I skipped files such as tests, examples, and benchmarks, retrieve 10 related documents, instructed the model to output in Chinese, and limited requests to one every two seconds.
uv run --frozen main.py --extra-prompt "Output Chinese." -m gemini-2.0-flash-lite -e "tests-*/*" -e "examples/*" -e benches/* /project/tokio/ -k 10 --limit 0.5
On QwQ 32b, the number of tokens used is:
input: 1,190,991 tokens (1.19M)
output: 578,622 tokens (0.57M)
On DeepSeek R1, the number of tokens used is:
input: 1,448,047 tokens (1.44M)
output: 445,289 tokens (0.44M)
Token consumption is not fixed, even for the same file, different models, temperatures, and even each call will have differences.
- Provides improved default prompts.
- New feature: Generates comments directly within the source code.
- Large individual files may exceed the model's context limit.
- Unable to implement rate limiting based on TPM (Tokens per Minute).
python == 3.11
Large projects can quickly consume your tokens; please monitor your balance.
Be mindful of your API rate limit; set the --limit
to avoid failures due to rate limiting.
In theory, the context size used for each request is approximately: token(file size + prompt_template + (k * chunk_size) + llm output)
.
Pay attention to the context size of the model you use, do not exceed the maximum size.

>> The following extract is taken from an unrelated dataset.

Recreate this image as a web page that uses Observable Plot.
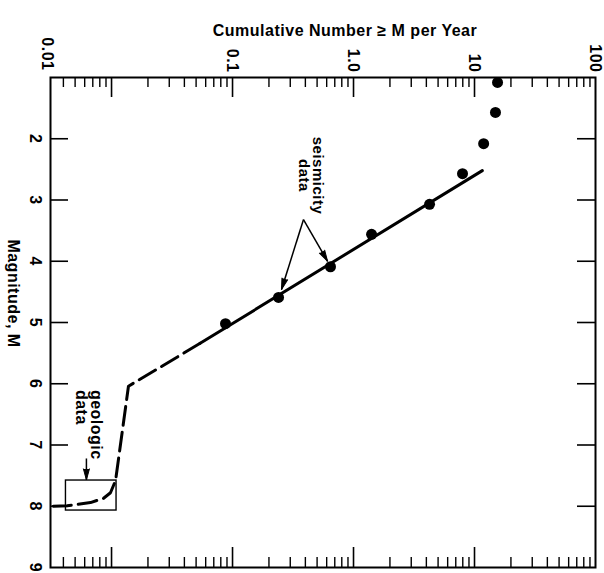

Currently, the way list.md
works is to have llm generate a summary sentence on the last line in the prompt. This is very unstable and needs to be fixed.
- setup your openai api key
# if you are using third-party openai api endpoint
export OPENAI_API_BASE=https://your_api_base
export OPENAI_API_KEY=your_api_key
or write into .env
file
- install dependencies and run
pip install -r requirements.txt
python main.py -m model_name /path/to/your/project
- setup venv (only new)
uv venv --python 3.11`
- install dependencies
uv pip sync requirements.txt --index-strategy unsafe-best-match
- run
uv run --frozen main.py -m model_name /path/to/your/project
use requirements-ipex.txt
instead of requirements.txt
.
add --ipex
to the command line.
usage: RepoExplainer [-h] [--extra-prompt EXTRA_PROMPT] [--ipex] [-t TEMPERATURE] -m MODEL [-e EXCLUDE]
[--prompt-template PROMPT_TEMPLATE] [--system SYSTEM] [--max-retries MAX_RETRIES] [--max-tokens MAX_TOKENS] [-k K]
[--chunk-overlap CHUNK_OVERLAP] [--chunk-size CHUNK_SIZE] [--suffixes SUFFIXES] [-l LIMIT]
[--embeddings-model EMBEDDINGS_MODEL]
[path]
positional arguments:
path path to you project
options:
-h, --help show this help message and exit
--extra-prompt EXTRA_PROMPT
extra prompt to add to the prompt
--ipex use ipex
-t TEMPERATURE, --temperature TEMPERATURE, --temp TEMPERATURE
default: 0.2
-m MODEL, --model MODEL
-e EXCLUDE, --exclude EXCLUDE
exclude files matching the regex
--prompt-template PROMPT_TEMPLATE
--system SYSTEM
--max-retries MAX_RETRIES
--max-tokens MAX_TOKENS
-k K number of similar documents to retrieve. default: 5
--chunk-overlap CHUNK_OVERLAP
The size of the overlap between the split codes. Usually set to 10%-20% of chunk-size. default: 20
--chunk-size CHUNK_SIZE
Split the code into specified sizes. Larger sizes mean more information to retrieve and require greater
context. default: 200
--suffixes SUFFIXES file extensions to include. default includes a set of common programming languages; if this option is set, the
defaults *will not* be included.
-l LIMIT, --limit LIMIT
limit requests per second. default: 3
--embeddings-model EMBEDDINGS_MODEL
Usually, there are two speed bottlenecks: embedding and text generation.
The former can use GPU acceleration. The latter is usually limited by the rate limit of the third-party API you use.
Network io is not a problem, because API calls are asynchronous and concurrent.